It is not a Happy Diwali for the shareholders of Financial Technologies (India) Ltd. The stock price tanked 20 per cent on Tuesday after the Government issued the draft order to merge National Spot Exchange Ltd (NSEL) with its parent company FTIL.

This move is aimed at addressing the grievance of 13,000 investors in NSEL’s contracts who lost around ₹5,600 crore in the scam at the exchange. But the order does injustice to the shareholders of Financial Technologies.

There are two main points to note. One, if the final order is retained in the current form, FTIL will have to take over all the assets and liabilities on NSEL’s books as on March 31, 2014. Two, all suits and other legal proceedings against NSEL shall continue and fresh suits pertaining to the NSEL scam shall be filed against FTIL. This implies that investors who are yet to receive their dues from NSEL can now claim it from the assets of Financial Technologies. This is a positive for those who lost money trading in paired commodity contracts on the NSEL. But what about FTIL’s shareholders?
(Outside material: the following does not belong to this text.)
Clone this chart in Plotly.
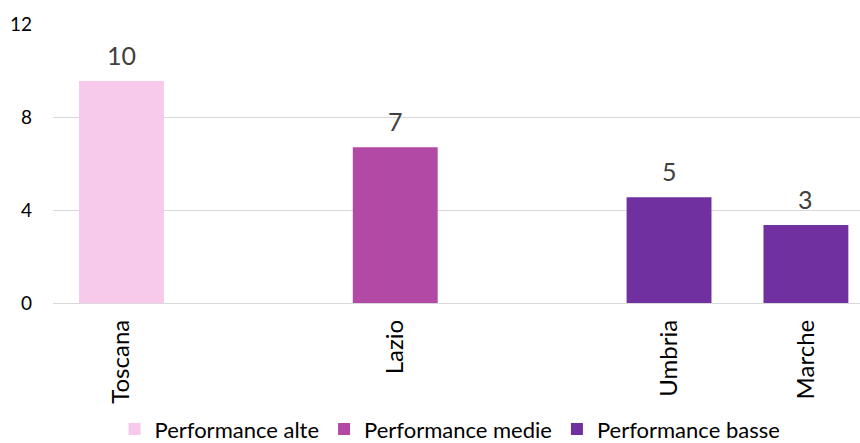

Why should they bear the brunt for the alleged misdoings of the management and promoters at NSEL?

Foreign and retail holdings

The promoters of FTIL hold 45.6 per cent of the company’s shares with the public holding the rest.
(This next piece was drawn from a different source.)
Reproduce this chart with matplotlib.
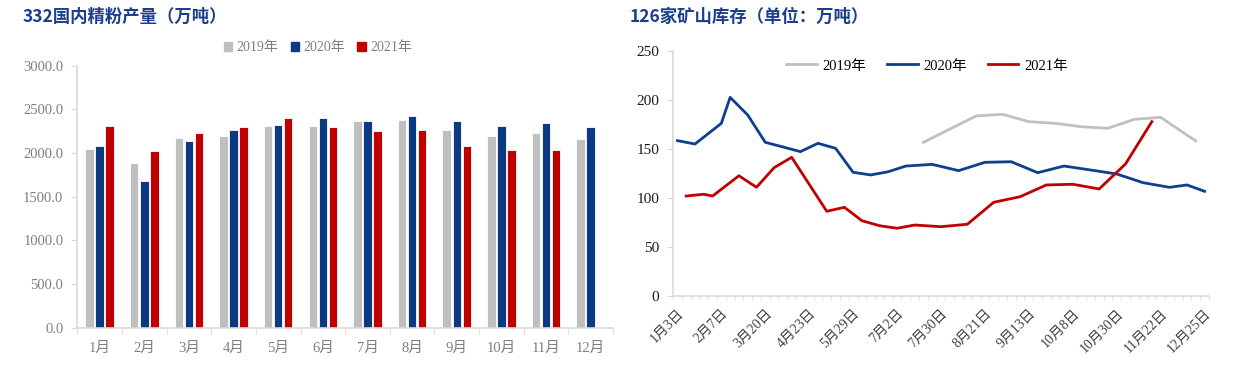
import numpy as np
import matplotlib
matplotlib.use("Agg")
import matplotlib.pyplot as plt
from matplotlib.patches import Patch

plt.rcParams["font.family"] = ["Liberation Serif", "Noto Sans CJK SC"]
plt.rcParams["axes.unicode_minus"] = False

# 左图：332国内精粉产量（万吨）
months = [f"{i}月" for i in range(1, 13)]
prod_2019 = [2046, 1886, 2172, 2195, 2313, 2309, 2367, 2378, 2264, 2195, 2229, 2157]
prod_2020 = [2080, 1680, 2138, 2260, 2321, 2397, 2367, 2424, 2367, 2313, 2344, 2294]
prod_2021 = [2306, 2027, 2229, 2294, 2397, 2294, 2252, 2267, 2080, 2035, 2035, np.nan]

# 右图：126家矿山库存（万吨）, 61 个日期类别，每 5 个显示一个标签
n_dates = 61
date_labels = ["1月3日", "2月7日", "3月20日", "4月23日", "5月29日", "7月2日", "7月30日",
               "8月21日", "9月13日", "10月8日", "10月30日", "11月22日", "12月25日"]
inv19_idx = [28, 31, 34, 37, 40, 43, 46, 49, 52, 55, 59]
inv19_val = [156.5, 170, 183.4, 185.1, 177.6, 175.9, 172.4, 170.8, 180, 182, 157.9]
inv20_idx = [0, 2, 5, 6, 8, 10, 12, 14, 16, 18, 20, 22, 24, 26, 29, 32, 35, 38, 41, 44,
             47, 50, 53, 56, 58, 60]
inv20_val = [158.2, 154.8, 175.9, 202.4, 184.4, 156.5, 151.8, 147, 155.5, 150.4, 125.9,
             123.2, 126.5, 132.3, 134, 127.6, 136.1, 136.7, 125.5, 132.3, 128.3, 124.2,
             115.3, 110.6, 113, 106.5]
inv21_idx = [1, 3, 4, 7, 9, 11, 13, 17, 19, 21, 23, 25, 27, 30, 33, 36, 39, 42, 45, 48,
             51, 54]
inv21_val = [101.7, 103.5, 101.7, 122.4, 110.6, 130.6, 141.2, 86.1, 90.2, 76.5, 71.4,
             68.8, 72.1, 70.4, 72.9, 95.3, 101, 113, 113.7, 108.9, 134.4, 177.6]

C_GRAY = "#BFBFBF"
C_BLUE = "#0B3A82"
C_RED = "#C00000"
C_AXIS = "#D9D9D9"
C_TITLE = "#1B3F8B"

fig = plt.figure(figsize=(12.51, 3.83), dpi=100)

# ---------- 左图 ----------
ax1 = fig.add_axes([0.0618, 0.1444, 0.4282, 0.6841])
x = np.arange(len(months))
w, off = 0.19, 0.225
for k, (vals, c) in enumerate([(prod_2019, C_GRAY), (prod_2020, C_BLUE), (prod_2021, C_RED)]):
    ax1.bar(x + (k - 1) * off, vals, width=w, color=c, edgecolor="white", linewidth=0.6)
ax1.set_ylim(0, 3000)
ax1.set_xlim(-0.5, 11.5)
ax1.set_yticks(np.arange(0, 3001, 500))
ax1.set_yticklabels([f"{v:.1f}" for v in np.arange(0, 3001, 500)])
ax1.set_xticks(x)
ax1.set_xticklabels(months)
ax1.set_xticks(np.arange(-0.5, 12, 1), minor=True)
ax1.tick_params(axis="x", which="major", length=0, pad=10, labelsize=10.5, labelcolor="#7F7F7F")
ax1.tick_params(axis="x", which="minor", length=4, color=C_AXIS)
ax1.tick_params(axis="y", length=4, color=C_AXIS, labelsize=10.5, labelcolor="#7F7F7F", pad=6)
for s in ("top", "right"):
    ax1.spines[s].set_visible(False)
for s in ("left", "bottom"):
    ax1.spines[s].set_color(C_AXIS)
    ax1.spines[s].set_linewidth(1.2)
handles = [Patch(color=c) for c in (C_GRAY, C_BLUE, C_RED)]
ax1.legend(handles, ["2019年", "2020年", "2021年"], loc="center", ncol=3,
           bbox_to_anchor=(0.449, 1.0675), frameon=False, handlelength=0.6, handleheight=0.6,
           handletextpad=0.3, columnspacing=0.9, fontsize=10, labelcolor="#7F7F7F")
fig.text(0.018, 0.955, "332国内精粉产量（万吨）", fontsize=12.5, fontweight="bold",
         color=C_TITLE, va="center", family=["Noto Sans CJK SC"])

# ---------- 右图 ----------
ax2 = fig.add_axes([0.538, 0.228, 0.4284, 0.6396])
ax2.plot(inv19_idx, inv19_val, color="#C0C0C0", lw=2, label="2019年")
ax2.plot(inv20_idx, inv20_val, color="#0D3F8F", lw=2, label="2020年")
ax2.plot(inv21_idx, inv21_val, color="#C00000", lw=2, label="2021年")
ax2.set_xlim(-0.5, n_dates - 0.5)
ax2.set_ylim(0, 250)
ax2.set_yticks(np.arange(0, 251, 50))
ax2.set_xticks(np.arange(0, n_dates, 5))
ax2.set_xticklabels(date_labels, rotation=45, ha="right", rotation_mode="anchor")
ax2.set_xticks(np.arange(-0.5, n_dates, 1), minor=True)
ax2.tick_params(axis="x", which="major", length=0, pad=8, labelsize=10, labelcolor="#404040")
ax2.tick_params(axis="x", which="minor", length=3, color=C_AXIS)
ax2.tick_params(axis="y", length=4, color=C_AXIS, labelsize=11, labelcolor="#1A1A1A", pad=6)
for s in ("top", "right"):
    ax2.spines[s].set_visible(False)
for s in ("left", "bottom"):
    ax2.spines[s].set_color(C_AXIS)
    ax2.spines[s].set_linewidth(1.2)
ax2.legend(loc="center", ncol=3, bbox_to_anchor=(0.474, 0.9377), frameon=False,
           handlelength=2.1, handletextpad=0.4, columnspacing=1.4, fontsize=10.5)
fig.text(0.503, 0.955, "126家矿山库存（单位：万吨）", fontsize=12.5, fontweight="bold",
         color=C_TITLE, va="center", family=["Noto Sans CJK SC"])

fig.savefig("out.png", dpi=100)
Of the public holdings, foreign portfolio investors — including Blackstone GPV Capital (7 per cent), Government Pension Fund Global (1.4 per cent) and Merrill Lynch Capital Markets Espana (1.5 per cent) — hold 18.5 per cent. Most domestic institutions have exited the stock with DIIs holding just 0.26 per cent. This is down from their 7.8 per cent holding in June 2013. Retail investors hold 35.6 per cent of the company.
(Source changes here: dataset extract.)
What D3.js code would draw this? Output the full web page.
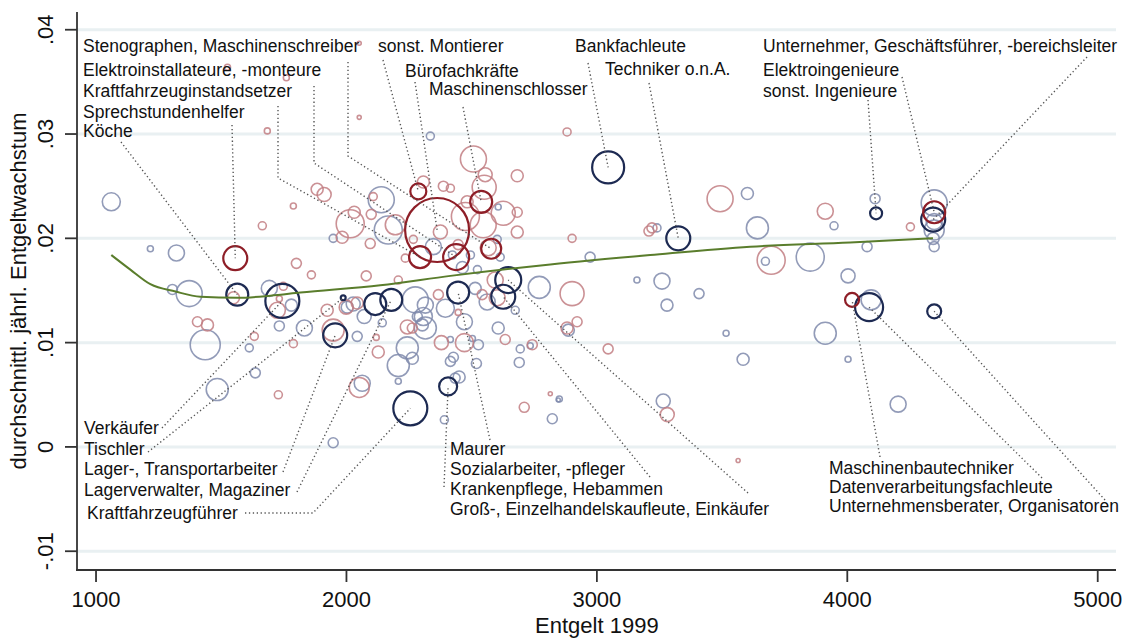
<!DOCTYPE html>
<meta charset="utf-8">
<script src="https://d3js.org/d3.v7.min.js"></script>
<style>
body {margin: 0; background: white;}
svg text {font-family: "Liberation Sans", Arial, sans-serif;}
.grid line {stroke: #e9f0f2; stroke-width: 3;}
.achse {stroke: #333; stroke-width: 1.8; fill: none;}
.label {font-size: 17.5px; fill: #111;}
.leader {stroke: #555; stroke-width: 1.4; stroke-dasharray: 1.3 2.6; fill: none;}
</style>
<body>
<svg width=1130 height=639></svg>
<script>
// Entgelt 1999, Wachstum, Beschäftigte (Kreisfläche)
var blassBlau = [
 [1061,.0235,810],[1217,.0190,90],[1321,.0186,640],[1305,.0151,250],[1372,.0147,1690],
 [1692,.0152,640],[1780,.0136,360],[1436,.0098,2250],[1732,.0116,250],[1612,.0095,160],
 [1636,.0071,250],[1484,.0055,1210],[1832,.0114,640],[1947,.0200,160],[2139,.0237,1690],
 [2167,.0208,1960],[2003,.0134,360],[2027,.0137,490],[2071,.0125,490],[2043,.0106,250],
 [2143,.0119,160],[2063,.0061,640],[1947,.0004,250],[2275,.0141,1690],[2283,.0125,250],
 [2303,.0117,360],[2243,.0095,1210],[2207,.0078,1210],[2263,.0085,360],[2207,.0063,90],
 [2315,.0136,640],[2307,.0125,810],[2395,.0133,810],[2315,.0114,1210],[2514,.0152,360],
 [2562,.0139,640],[2471,.0120,640],[2606,.0114,360],[2674,.0131,160],[2415,.0103,90],
 [2503,.0104,90],[2527,.0098,250],[2694,.0094,160],[2734,.0097,90],[2427,.0086,250],
 [2415,.0082,250],[2690,.0081,250],[2519,.0080,250],[2450,.0067,360],[2434,.0066,250],
 [2391,.0026,160],[2846,.0045,40],[2822,.0027,250],[2335,.0298,160],[2347,.0192,640],
 [2423,.0184,160],[2495,.0184,160],[2602,.0199,160],[2606,.0230,90],[2614,.0182,160],
 [2463,.0172,360],[2523,.0170,160],[2770,.0153,1210],[2973,.0182,250],[3240,.0210,160],
 [3160,.0160,90],[3260,.0159,640],[3408,.0147,250],[3280,.0136,360],[2886,.0112,360],
 [3516,.0109,90],[3584,.0084,360],[2850,.0046,90],[3265,.0044,490],[3601,.0243,360],
 [3641,.0210,1210],[3947,.0212,160],[3673,.0178,160],[3852,.0182,1960],[4079,.0192,250],
 [4003,.0164,490],[4111,.0238,250],[4347,.0234,1690],[4347,.0216,640],[4347,.0208,1000],
 [4343,.0200,360],[4347,.0192,250],[4095,.0141,1000],[3912,.0109,1210],[4003,.0084,90],
 [4203,.0041,640]
];
var blassRot = [
 [2051,.0387,40],[1525,.0364,90],[1760,.0354,90],[2051,.0316,40],[1684,.0303,90],
 [1883,.0247,360],[1911,.0242,490],[1788,.0231,90],[1664,.0212,160],[2015,.0214,1960],
 [2031,.0225,360],[1983,.0201,360],[2095,.0195,250],[2107,.0240,160],[2099,.0223,250],
 [2195,.0213,1000],[1800,.0176,250],[1860,.0165,160],[2079,.0164,250],[2235,.0181,160],
 [2207,.0160,160],[1549,.0143,360],[1748,.0154,160],[1732,.0142,90],[1724,.0131,640],
 [1405,.0120,250],[1445,.0117,360],[1632,.0106,160],[1788,.0099,160],[1728,.0050,160],
 [1923,.0131,360],[1999,.0134,490],[2043,.0138,360],[1947,.0112,1210],[2119,.0105,90],
 [2127,.0091,360],[2051,.0057,1000],[2243,.0115,490],[2263,.0114,250],[2307,.0254,360],
 [2387,.0250,250],[2415,.0248,160],[2507,.0276,1690],[2554,.0261,490],[2550,.0249,1440],
 [2682,.0260,360],[2482,.0235,360],[2682,.0225,250],[2626,.0224,1440],[2475,.0221,1960],
 [2546,.0213,1690],[2682,.0206,360],[2375,.0206,490],[2446,.0194,250],[2566,.0191,640],
 [2267,.0199,160],[2881,.0302,160],[2901,.0200,160],[2901,.0147,1440],[3492,.0238,1690],
 [3208,.0207,250],[3220,.0210,250],[3696,.0179,1960],[3912,.0226,640],[4252,.0211,160],
 [2921,.0120,250],[2881,.0114,360],[3045,.0094,250],[2814,.0051,40],[2710,.0038,250],
 [3281,.0031,490],[3564,-.0013,40],[2379,.0100,490],[2471,.0100,810],[2634,.0103,250],
 [2742,.0098,250],[2446,.0129,90],[2594,.0160,640],[2602,.0143,640],[2542,.0146,250],
 [2367,.0146,250]
];
var dunkelBlau = [
 [1564,.0146,1210,"Köche"],[1744,.0140,2890,"Verkäufer"],[1987,.0143,60,"Tischler"],
 [1955,.0107,1440,"Lager-, Transportarbeiter"],[2179,.0141,1210,"Lagerverwalter, Magaziner"],
 [2255,.0037,2890,"Kraftfahrzeugführer"],[2446,.0148,1210,"Maurer"],
 [2626,.0144,1440,"Sozialarbeiter, -pfleger"],[2406,.0058,810,"Krankenpflege, Hebammen"],
 [2646,.0160,1690,"Groß-, Einzelhandelskaufleute, Einkäufer"],[3045,.0268,2560,"Bankfachleute"],
 [3325,.0200,1440,"Techniker o.n.A."],[4115,.0224,360,"sonst. Ingenieure"],
 [4343,.0218,1440,"Unternehmer, Geschäftsführer, -bereichsleiter"],
 [4087,.0134,1960,"Datenverarbeitungsfachleute"],[4347,.0130,490,"Unternehmensberater, Organisatoren"],
 [2115,.0137,1210,""]
];
var dunkelRot = [
 [1556,.0181,1440,"Sprechstundenhelfer"],[2578,.0190,1000,"Stenographen, Maschinenschreiber"],
 [2438,.0182,1690,"Elektroinstallateure, -monteure"],[2294,.0182,1210,"Kraftfahrzeuginstandsetzer"],
 [2287,.0245,640,"sonst. Montierer"],[2362,.0208,10240,"Bürofachkräfte"],
 [2538,.0235,1210,"Maschinenschlosser"],[4347,.0225,1210,"Elektroingenieure"],
 [4019,.0141,490,"Maschinenbautechniker"]
];
// geglättete Kurve
var fitX = [1061,1137,1217,1317,1417,1564,1696,1816,2135,2415,2814,3213,3612,4011,4342];
var fitY = [.0184,.0170,.0156,.0149,.0144,.0143,.0145,.0148,.0155,.0164,.0175,.0184,.0192,.0196,.0200];

var xTicks = [1000,2000,3000,4000,5000];
var yTicks = [-.01,0,.01,.02,.03,.04];
var yTickText = ["-.01","0",".01",".02",".03",".04"];

// Lage der Beschriftungen: Text (x, Grundlinie), Anfang der Hinweislinie und Knick
var layout = [
 ["Stenographen, Maschinenschreiber",83,52,[[348,62],[348,156]]],
 ["Elektroinstallateure, -monteure",83,76,[[314,86],[314,163]]],
 ["Kraftfahrzeuginstandsetzer",83,97,[[278,106],[278,178]]],
 ["Sprechstundenhelfer",83,118,[[232,125]]],
 ["Köche",83,137,[[121,142]]],
 ["sonst. Montierer",378,52,[[383,60]]],
 ["Bürofachkräfte",405,77,[[415,82]]],
 ["Maschinenschlosser",429,95,[[463,107]]],
 ["Bankfachleute",575,52,[[588,63]]],
 ["Techniker o.n.A.",605,75,[[649,83]]],
 ["Unternehmer, Geschäftsführer, -bereichsleiter",763,52,[[1087,57]]],
 ["Elektroingenieure",763,76,[[902,77]]],
 ["sonst. Ingenieure",763,97,[[868,100]]],
 ["Verkäufer",84,434,[[162,428]]],
 ["Tischler",84,455,[[148,452]]],
 ["Lager-, Transportarbeiter",84,475,[[283,472]]],
 ["Lagerverwalter, Magaziner",84,496,[[297,492]]],
 ["Kraftfahrzeugführer",87,519,[[245,513],[313,513]]],
 ["Maurer",450,455,[[490,440]]],
 ["Sozialarbeiter, -pfleger",450,475,[[650,477]]],
 ["Krankenpflege, Hebammen",450,495,[[444,487]]],
 ["Groß-, Einzelhandelskaufleute, Einkäufer",450,515,[[748,493]]],
 ["Maschinenbautechniker",829,474,[[880,457]]],
 ["Datenverarbeitungsfachleute",829,493,[[1042,478]]],
 ["Unternehmensberater, Organisatoren",829,512,[[1105,500]]]
];

var svg = d3.select("svg");
var x = d3.scaleLinear().domain([924, 5073]).range([77, 1116]);
var y = d3.scaleLinear().domain([-.0118, .0417]).range([570, 12]);
var r = d3.scaleSqrt().domain([0, 10240]).range([0, 32]);

// Gitter
svg.append("g").attr("class", "grid")
  .selectAll("line").data(yTicks).enter().append("line")
  .attr("x1", 78).attr("x2", 1116)
  .attr("y1", function(d) { return y(d); })
  .attr("y2", function(d) { return y(d); });

function kreise(data, farbe, breite, deck) {
  svg.append("g").selectAll("circle").data(data).enter().append("circle")
    .attr("cx", function(d) { return x(d[0]); })
    .attr("cy", function(d) { return y(d[1]); })
    .attr("r", function(d) { return r(d[2]); })
    .attr("fill", "none")
    .attr("stroke", farbe)
    .attr("stroke-opacity", deck)
    .attr("stroke-width", breite);
}
kreise(blassBlau, "#7f8aab", 1.6, 0.85);
kreise(blassRot, "#c27e83", 1.6, 0.85);
kreise(dunkelBlau, "#1d2a52", 2.2, 1);
kreise(dunkelRot, "#8e1e27", 2.2, 1);

// Kurve
var line = d3.line()
  .x(function(d) { return x(d[0]); })
  .y(function(d) { return y(d[1]); })
  .curve(d3.curveMonotoneX);
svg.append("path")
  .datum(fitX.map(function(v, i) { return [v, fitY[i]]; }))
  .attr("d", line)
  .attr("fill", "none")
  .attr("stroke", "#5a7d2c")
  .attr("stroke-width", 2);

// Hinweislinien und Beschriftung
var punkte = {};
dunkelBlau.concat(dunkelRot).forEach(function(d) { if (d[3]) punkte[d[3]] = d; });

layout.forEach(function(l) {
  var p = punkte[l[0]];
  var pts = l[3].concat([[x(p[0]), y(p[1])]]);
  svg.append("path").attr("class", "leader")
    .attr("d", d3.line()(pts));
});
svg.append("g").selectAll("text").data(layout).enter().append("text")
  .attr("class", "label")
  .attr("x", function(d) { return d[1]; })
  .attr("y", function(d) { return d[2]; })
  .text(function(d) { return d[0]; });

// Achsen
svg.append("line").attr("class", "achse")
  .attr("x1", 77).attr("x2", 77).attr("y1", 12).attr("y2", 571);
svg.append("line").attr("class", "achse")
  .attr("x1", 76).attr("x2", 1116).attr("y1", 570).attr("y2", 570);

svg.append("g").selectAll("line").data(xTicks).enter().append("line")
  .attr("class", "achse")
  .attr("x1", function(d) { return x(d); }).attr("x2", function(d) { return x(d); })
  .attr("y1", 570).attr("y2", 582);
svg.append("g").selectAll("text").data(xTicks).enter().append("text")
  .attr("x", function(d) { return x(d); })
  .attr("y", 607)
  .attr("text-anchor", "middle")
  .attr("font-size", 22)
  .attr("fill", "#111")
  .text(function(d) { return d; });

svg.append("g").selectAll("line").data(yTicks).enter().append("line")
  .attr("class", "achse")
  .attr("x1", 65).attr("x2", 77)
  .attr("y1", function(d) { return y(d); }).attr("y2", function(d) { return y(d); });
svg.append("g").selectAll("text").data(yTicks).enter().append("text")
  .attr("transform", function(d) { return "translate(53," + y(d) + ") rotate(-90)"; })
  .attr("text-anchor", "middle")
  .attr("font-size", 22)
  .attr("fill", "#111")
  .text(function(d, i) { return yTickText[i]; });

svg.append("text")
  .attr("x", x(3000)).attr("y", 633)
  .attr("text-anchor", "middle")
  .attr("font-size", 22)
  .attr("fill", "#111")
  .text("Entgelt 1999");
svg.append("text")
  .attr("transform", "translate(26," + (12 + 570) / 2 + ") rotate(-90)")
  .attr("text-anchor", "middle")
  .attr("font-size", 22)
  .attr("fill", "#111")
  .text("durchschnittl. jährl. Entgeltwachstum");
</script>
</body>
In other words, retail money worth ₹273 crore and foreign investors’ funds worth ₹144 crore are at stake here.

Dipping into FTIL’s reserves

Investors in FTIL could have taken a bet on the standalone operations of the company that are still sound. Given that FTIL’s flagship software product ODIN is still used by many in the market, there is scope for growth in this business.

The company is also generating cash through sale of its stake in bourses across the globe. Last year, it sold its stake in Singapore exchange SMX for around ₹900 crore. It also exited from National Bulk Handling Corporation. The recent Kotak Bank deal for the sale of FTIL’s stake in MCX will fetch it ₹459 crore. Besides, there will be cash flow from sale of shares in MCX-SX and NSE too. FTIL’s revenue of ₹334 crore from its standalone operations in FY 2014 was down from ₹451 crore previous year. Net profit of ₹323 crore in 2012-13 turned in to a loss of ₹228 crore in 2013-14, mainly due to it writing off the loans given to NSEL. The company has negligible debt on its books. It has recorded positive operating cash flow over the last five years.

Recourse to shareholders

The Government has given the creditors and investors of the two companies two months to raise objections to the merger. FTIL’s shareholders are likely to lodge their protest . The promoters are also likely to go to court.

It needs to be examined if the investors in FTIL can sue collectively if the draft order is upheld in its current form.